As for the impact, Spires said that the planning process alone has an effect.
“Projects, programs that you’re trying to move forward, a lot of times they get put on hold or very little work really gets done during the time you’re planning for the shutdown,” he said. “So it’s one of those costs that is hard to quantify… but there’s no doubt that there’s a lot of opportunity cost lost when you go through these, even if you don’t shut down, even if you just have to plan for it.”
Real and hidden costs
All that work becomes costly in terms of actual dollars, too, from creating failsafe options, to putting notifications on websites, to missing out on potential cost savings from delayed tech deployments, said Burris.
“There’s a lot of …money that is spent, in being able to orchestrate a shutdown, so actually it ends up costing the government,” said Burris.
“The determination of which services continue during an appropriations lapse is not affected by whether the costs of shutdown exceed the costs of maintaining services,” OMB tells agencies in the FAQ.
The Congressional Budget Office estimated in 2019 that the five week shutdown that year reduced the country’s gross domestic product by $3 billion.
After shutdowns end, there’s often an “avalanche of work” waiting to be done, said Kent. The 2019 shutdown was so long that many feds were locked out of their technology because they weren’t working when required password resets occurred, which led to that “avalanche” for help desks as many feds signed on again for the first time in weeks, she said.
The “ripple effect” can also be felt in delays to tech deployments — often months-long even if a shutdown only lasted a couple weeks — delays to contracts and backlogs for the public, said Roat.
Tech shops also might need to do fixes for problems not addressed during the shutdown, said Burris.

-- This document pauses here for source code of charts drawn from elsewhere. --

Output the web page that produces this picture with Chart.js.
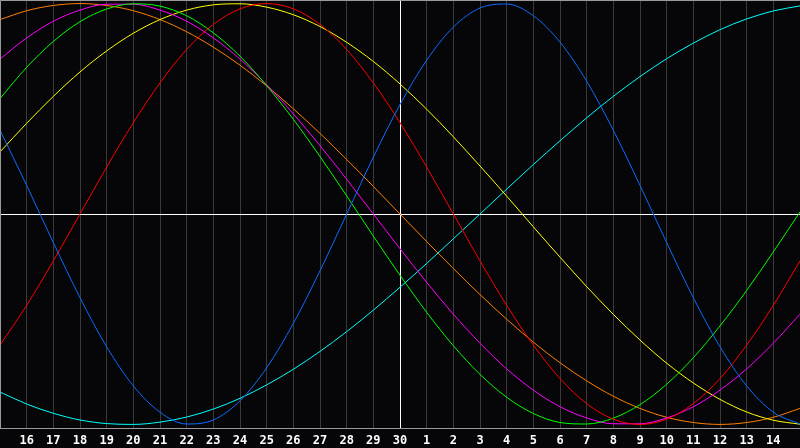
<!DOCTYPE html>
<html>
<head>
<meta charset="UTF-8">
<script src="https://cdn.jsdelivr.net/npm/chart.js"></script>
<style>
  html, body { margin: 0; padding: 0; background: #060608; }
  canvas { display: block; }
</style>
</head>
<body>
<canvas id="bio" width="800" height="448"></canvas>
<script>
    // days shown along the bottom (first and last are not labelled)
    const days = [15, 16, 17, 18, 19, 20, 21, 22, 23, 24, 25, 26, 27, 28, 29, 30,
                  1, 2, 3, 4, 5, 6, 7, 8, 9, 10, 11, 12, 13, 14, 15];

    const blue = [0.398, 0.136, -0.136, -0.398, -0.631, -0.817, -0.942, -0.998, -0.979, -0.888, -0.731,
        -0.520, -0.270, 0.000, 0.270, 0.520, 0.731, 0.888, 0.979, 0.998, 0.942, 0.817, 0.631, 0.398, 0.136,
        -0.136, -0.398, -0.631, -0.817, -0.942, -0.998];
    const red = [-0.623, -0.434, -0.223, 0.000, 0.223, 0.434, 0.623, 0.782, 0.901, 0.975, 1.000,
        0.975, 0.901, 0.782, 0.623, 0.434, 0.223, 0.000, -0.223, -0.434, -0.623, -0.782, -0.901, -0.975, -1.000,
        -0.975, -0.901, -0.782, -0.623, -0.434, -0.223];
    const green = [0.549, 0.697, 0.820, 0.914, 0.974, 0.999, 0.988, 0.942, 0.861, 0.750, 0.610,
        0.450, 0.273, 0.086, -0.105, -0.291, -0.467, -0.626, -0.762, -0.871, -0.948, -0.991, -0.998, -0.970, -0.906,
        -0.809, -0.683, -0.532, -0.363, -0.180, 0.010];
    const magenta = [0.736, 0.837, 0.916, 0.969, 0.997, 0.997, 0.969, 0.916, 0.837, 0.736, 0.614,
        0.476, 0.325, 0.165, 0.000, -0.165, -0.325, -0.476, -0.614, -0.736, -0.837, -0.916, -0.969, -0.997, -0.997,
        -0.969, -0.916, -0.837, -0.736, -0.614, -0.476];
    const yellow = [0.295, 0.431, 0.559, 0.675, 0.775, 0.859, 0.924, 0.969, 0.994, 0.999, 0.983,
        0.947, 0.891, 0.816, 0.725, 0.618, 0.498, 0.367, 0.228, 0.085, -0.061, -0.205, -0.345, -0.477, -0.599,
        -0.709, -0.803, -0.881, -0.941, -0.980, -0.999];
    const orange = [0.924, 0.966, 0.991, 1.000, 0.991, 0.966, 0.924, 0.866, 0.793, 0.707, 0.609,
        0.500, 0.383, 0.259, 0.131, 0.000, -0.131, -0.259, -0.383, -0.500, -0.609, -0.707, -0.793, -0.866, -0.924,
        -0.966, -0.991, -1.000, -0.991, -0.966, -0.924];
    const cyan = [-0.846, -0.903, -0.947, -0.979, -0.996, -1.000, -0.989, -0.965, -0.927, -0.876, -0.812,
        -0.738, -0.653, -0.559, -0.457, -0.348, -0.235, -0.118, 0.000, 0.118, 0.235, 0.348, 0.457, 0.559, 0.653,
        0.738, 0.812, 0.876, 0.927, 0.965, 0.989];

    const series = [
        { data: blue, color: '#0a6cff' },
        { data: red, color: '#ff0000' },
        { data: green, color: '#00ff00' },
        { data: magenta, color: '#ff00ff' },
        { data: yellow, color: '#ffff00' },
        { data: orange, color: '#ff8000' },
        { data: cyan, color: '#00ffff' },
    ];

    const frame = {
        id: 'frame',
        beforeDraw(chart) {
            const c = chart.ctx;
            c.save();
            c.fillStyle = '#060608';
            c.fillRect(0, 0, chart.width, chart.height);
            c.restore();
        },
        afterDraw(chart) {
            const a = chart.chartArea;
            const c = chart.ctx;
            c.save();
            c.strokeStyle = '#9a9a9a';
            c.lineWidth = 1;
            c.beginPath();
            c.moveTo(a.left + 0.5, a.bottom + 0.5);
            c.lineTo(a.left + 0.5, 0.5);
            c.lineTo(a.right, 0.5);
            c.moveTo(a.left, a.bottom + 0.5);
            c.lineTo(a.right, a.bottom + 0.5);
            c.stroke();
            c.restore();
        }
    };

    new Chart(document.getElementById('bio'), {
        type: 'line',
        data: {
            labels: days,
            datasets: series.map(s => ({
                data: s.data,
                borderColor: s.color,
                borderWidth: 1,
                pointRadius: 0,
                cubicInterpolationMode: 'monotone',
                fill: false,
            }))
        },
        options: {
            responsive: false,
            animation: false,
            layout: { padding: 0 },
            plugins: { legend: { display: false }, tooltip: { enabled: false } },
            scales: {
                x: {
                    offset: false,
                    border: { display: false },
                    grid: {
                        drawTicks: false,
                        color: ctx => ctx.index === 15 ? '#ffffff' : '#3a3a3a',
                        lineWidth: 1,
                    },
                    ticks: {
                        autoSkip: false,
                        maxRotation: 0,
                        padding: 6,
                        color: '#ffffff',
                        font: { family: 'DejaVu Sans Mono', size: 12, weight: 'bold' },
                        callback: (v, i) => (i === 0 || i === days.length - 1) ? '' : days[i],
                    },
                    afterFit: scale => {
                        scale.height = 20;
                        scale.paddingLeft = 0;
                        scale.paddingRight = 0;
                    },
                },
                y: {
                    min: -1.017,
                    max: 1.017,
                    border: { display: false },
                    ticks: { display: false },
                    grid: {
                        drawTicks: false,
                        color: ctx => ctx.tick && ctx.tick.value === 0 ? '#ffffff' : 'rgba(0,0,0,0)',
                    },
                    afterBuildTicks: scale => { scale.ticks = [{ value: 0 }]; },
                    afterFit: scale => {
                        scale.width = 0;
                        scale.paddingTop = 0;
                        scale.paddingBottom = 0;
                    },
                }
            }
        },
        plugins: [frame]
    });
</script>
</body>
</html>
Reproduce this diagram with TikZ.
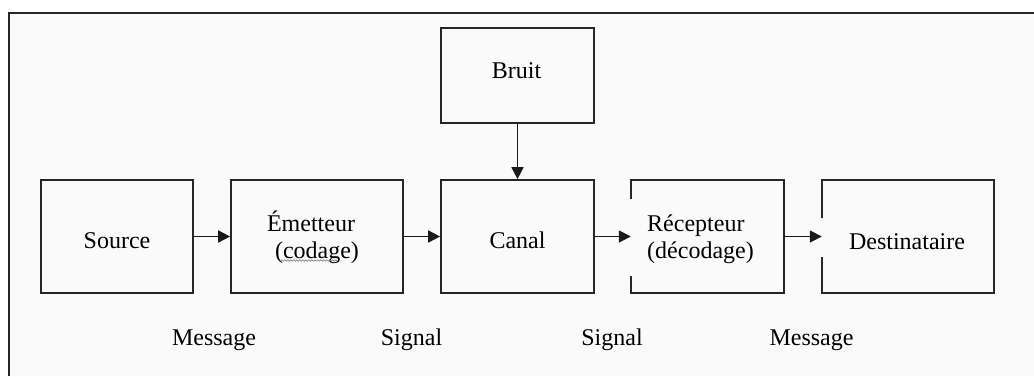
\documentclass[tikz,border=0pt]{standalone}
\usepackage{fontspec}
\setmainfont{Liberation Serif}
\usetikzlibrary{arrows.meta,calc,decorations.pathmorphing}
\begin{document}
\begin{tikzpicture}[x=1pt,y=-1pt,
  box/.style={draw=black!85,line width=1.7pt,minimum height=113pt,inner sep=0pt},
  openbox/.style={draw=none,minimum height=113pt,inner sep=0pt},
  edge/.style={draw=black!85,line width=1.7pt},
  txt/.style={font=\fontsize{24}{27}\selectfont,anchor=base,inner sep=0pt,text=black},
  arr/.style={line width=1.7pt,black!90,-{Triangle[length=12pt,width=12pt]}}
]
\useasboundingbox (0,0) rectangle (1034,376);
\fill[white] (0,0) rectangle (1034,376);
\fill[black!2] (9,13) rectangle (1034,376);
\draw[line width=2.2pt,black!85] (9,376) -- (9,13) -- (1034,13);

% boxes
\node[box,minimum width=153pt,minimum height=95pt] (bru) at (517.5,75.5) {};
\node[box,minimum width=152pt] (src) at (117,236.5) {};
\node[box,minimum width=172pt] (emi) at (317,236.5) {};
\node[box,minimum width=153pt] (can) at (517.5,236.5) {};
\node[openbox,minimum width=153pt] (rec) at (707.5,236.5) {};
\node[openbox,minimum width=172pt] (dst) at (908,236.5) {};
\draw[edge] ($(rec.north west)+(0,19)$) -- (rec.north west) -- (rec.north east)
  -- (rec.south east) -- (rec.south west) -- ($(rec.south west)+(0,-17)$);
\draw[edge] ($(dst.north west)+(0,38)$) -- (dst.north west) -- (dst.north east)
  -- (dst.south east) -- (dst.south west) -- ($(dst.south west)+(0,-36)$);

% texts in boxes
\node[txt] (tbru) at (516.5,78) {Bruit};
\node[txt] (tsrc) at (117,248) {Source};
\node[txt] (temi1) at (311,231) {Émetteur};
\node[txt] (temi2) at (317,258) {(codage)};
\node[txt] (tcan) at (517.5,248) {Canal};
\node[txt,anchor=base west] (trec1) at (647,231) {Récepteur};
\node[txt,anchor=base west] (trec2) at (647,258) {(décodage)};
\node[txt] (tdst) at (907,249) {Destinataire};
\draw[decorate,decoration={snake,amplitude=0.8pt,segment length=3pt},black!55,line width=0.6pt]
  ($(temi2.base west)+(6,2.5)$) -- ($(temi2.base east)+(-22,2.5)$);

% labels under
\node[txt] (m1) at (214,345) {Message};
\node[txt] (s1) at (411.5,345) {Signal};
\node[txt] (s2) at (612,345) {Signal};
\node[txt] (m2) at (811.5,345) {Message};

% arrows
\draw[arr] (bru) -- (can);
\draw[arr] (src) -- (emi);
\draw[arr] (emi) -- (can);
\draw[arr] (can) -- (rec);
\draw[arr] (rec) -- (dst);
\end{tikzpicture}
\end{document}
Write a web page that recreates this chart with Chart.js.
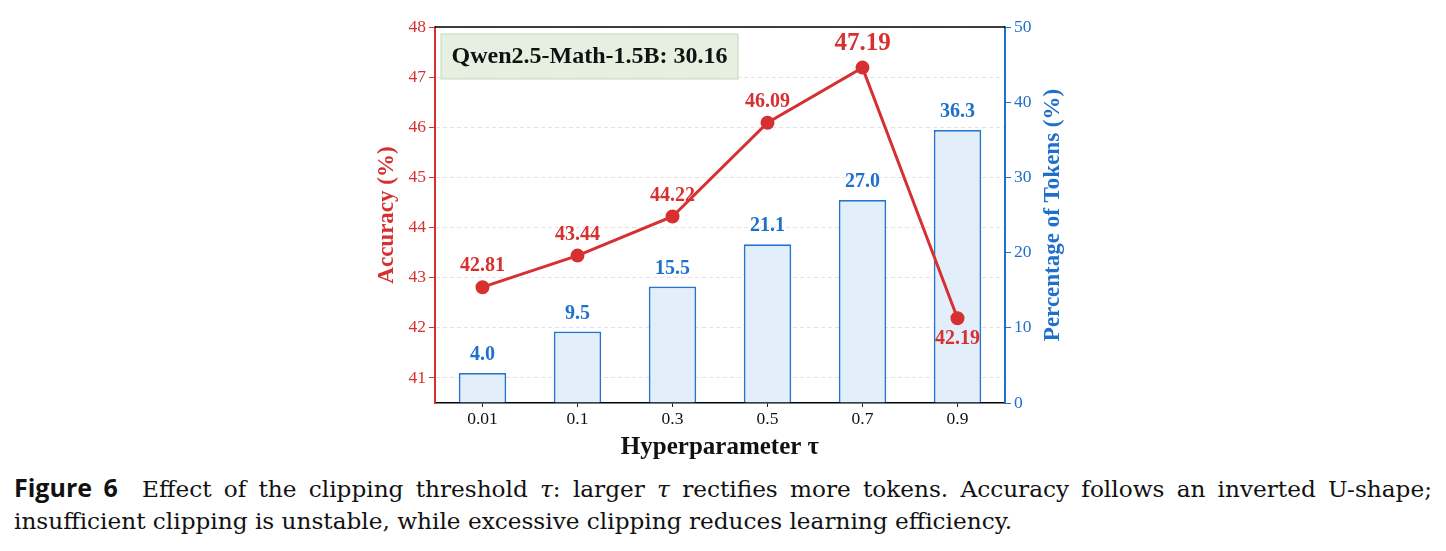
<!DOCTYPE html>
<html><head><meta charset="utf-8">
<script src="https://cdn.jsdelivr.net/npm/chart.js@4.4.1/dist/chart.umd.min.js"></script>
<style>
html,body{margin:0;padding:0;background:#fff;width:1446px;height:551px;overflow:hidden;}
#wrap{position:absolute;left:0;top:0;width:1446px;height:465px;}
.cap{position:absolute;left:14px;width:1418px;font-family:"DejaVu Serif",serif;font-size:23.2px;line-height:33px;color:#111;white-space:nowrap;}
#c1{top:471px;text-align:justify;text-align-last:justify;white-space:normal;}
#c2{top:504px;}
.fig{font-family:"Open Sans","DejaVu Sans",sans-serif;font-weight:700;font-size:25px;}
</style></head>
<body>
<div id="wrap"><canvas id="ch" width="1446" height="465"></canvas></div>
<div class="cap" id="c1"><span class="fig">Figure&nbsp;6</span>&nbsp; Effect of the clipping threshold <i>τ</i>: larger <i>τ</i> rectifies more tokens. Accuracy follows an inverted U-shape;</div>
<div class="cap" id="c2">insufficient clipping is unstable, while excessive clipping reduces learning efficiency.</div>
<script>
const categories = ["0.01","0.1","0.3","0.5","0.7","0.9"];
const accuracy = [42.81, 43.44, 44.22, 46.09, 47.19, 42.19];
const tokenPct = [4.0, 9.5, 15.5, 21.1, 27.0, 36.3];
const accTicks = [41,42,43,44,45,46,47,48];
const pctTicks = [0,10,20,30,40,50];
const baselineLabel = "Qwen2.5-Math-1.5B: 30.16";

const RED = '#d63031', BLUE = '#1f6fcc', SERIF = '"Liberation Serif","DejaVu Serif",serif';

const deco = {
  id:'deco',
  afterDatasetsDraw(chart){
    const ctx = chart.ctx, a = chart.chartArea;
    ctx.save();
    ctx.strokeStyle = '#000'; ctx.lineWidth = 1.5;
    ctx.beginPath(); ctx.moveTo(a.left, a.top); ctx.lineTo(a.right, a.top); ctx.stroke();
    const mb = chart.getDatasetMeta(1);
    ctx.textAlign = 'center'; ctx.textBaseline = 'middle';
    ctx.fillStyle = BLUE; ctx.font = 'bold 20px ' + SERIF;
    mb.data.forEach((el,i)=>{ ctx.fillText(tokenPct[i].toFixed(1), el.x, el.y - 18); });
    const ml = chart.getDatasetMeta(0);
    ctx.fillStyle = RED;
    let maxI = accuracy.indexOf(Math.max(...accuracy));
    ml.data.forEach((el,i)=>{
      if (i === maxI) { ctx.font = 'bold 25px ' + SERIF; ctx.fillText(accuracy[i].toFixed(2), el.x, el.y - 24); }
      else if (i === accuracy.length-1) { ctx.font = 'bold 20px ' + SERIF; ctx.fillText(accuracy[i].toFixed(2), el.x, el.y + 21); }
      else { ctx.font = 'bold 20px ' + SERIF; ctx.fillText(accuracy[i].toFixed(2), el.x, el.y - 21); }
    });
    ctx.fillStyle = 'rgba(220,235,215,0.75)'; ctx.strokeStyle = '#c8d6c4'; ctx.lineWidth = 1;
    ctx.fillRect(a.left+6, a.top+7, 297, 45); ctx.strokeRect(a.left+6, a.top+7, 297, 45);
    ctx.fillStyle = '#111'; ctx.font = 'bold 24px ' + SERIF;
    ctx.fillText(baselineLabel, a.left+6+148.5, a.top+30);
    ctx.font = 'bold 25px ' + SERIF; ctx.fillStyle = '#111';
    ctx.fillText('Hyperparameter \u03C4', (a.left+a.right)/2, 448);
    ctx.save(); ctx.translate(387, (a.top+a.bottom)/2); ctx.rotate(-Math.PI/2);
    ctx.fillStyle = RED; ctx.font = 'bold 23px ' + SERIF; ctx.fillText('Accuracy (%)', 0, 0); ctx.restore();
    ctx.save(); ctx.translate(1053, (a.top+a.bottom)/2); ctx.rotate(-Math.PI/2);
    ctx.fillStyle = BLUE; ctx.font = 'bold 23px ' + SERIF; ctx.fillText('Percentage of Tokens (%)', 0, 0); ctx.restore();
    ctx.restore();
  }
};

new Chart(document.getElementById('ch'), {
  data: {
    labels: categories,
    datasets: [
      { type:'line', data: accuracy, yAxisID:'y', order:0, borderColor:RED, backgroundColor:RED,
        borderWidth:3, pointRadius:5.5, pointBackgroundColor:RED, pointBorderColor:RED, tension:0 },
      { type:'bar', data: tokenPct, yAxisID:'y1', order:1, backgroundColor:'#e2effb', borderColor:'#2574cf',
        borderWidth:1.8, barPercentage:0.5, categoryPercentage:1.0 }
    ]
  },
  options: {
    responsive:false, animation:false, devicePixelRatio:1,
    layout:{ padding:{ top:27, left:0, right:0, bottom:0 } },
    plugins:{ legend:{display:false}, tooltip:{enabled:false} },
    scales:{
      x:{ offset:true, afterFit(s){ s.height = 62; },
          grid:{ display:true, drawOnChartArea:false, tickLength:4, tickColor:'#222', offset:false },
          border:{ color:'#000', width:1.5 },
          ticks:{ color:'#111', font:{ family:SERIF, size:17.5 }, padding:2 } },
      y:{ position:'left', min:40.5, max:48, afterFit(s){ s.width = 435; },
          afterBuildTicks(s){ s.ticks = accTicks.map(v=>({value:v})); },
          grid:{ color:'#e3e3e3', tickColor:RED, tickBorderDash:[], tickLength:6, lineWidth:1 },
          border:{ color:RED, width:2, dash:[4,3] },
          ticks:{ color:RED, font:{ family:SERIF, size:17.5 }, padding:3 } },
      y1:{ position:'right', min:0, max:50, afterFit(s){ s.width = 441; },
          afterBuildTicks(s){ s.ticks = pctTicks.map(v=>({value:v})); },
          grid:{ drawOnChartArea:false, tickColor:BLUE, tickLength:6 },
          border:{ color:BLUE, width:2 },
          ticks:{ color:BLUE, font:{ family:SERIF, size:17.5 }, padding:3 } }
    }
  },
  plugins:[deco]
});
</script>
</body></html>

There can also be a “retention challenge” after shutdowns. Though furloughed feds are now guaranteed back pay after a shutdown, those paychecks only go through after the shutdown ends.
“A lot of folks don’t like the idea of not having access to their paycheck for a period of time,” he said.
And there are the “human costs” for the people on the other end of government websites and phone lines waiting for services, said Kent.
“During a shutdown, if something goes down and there’s nobody there to fix it, well I guess it stays down, right?” said Roat.
“It's the American people that are impacted the most,” she said. “That's how I see it.”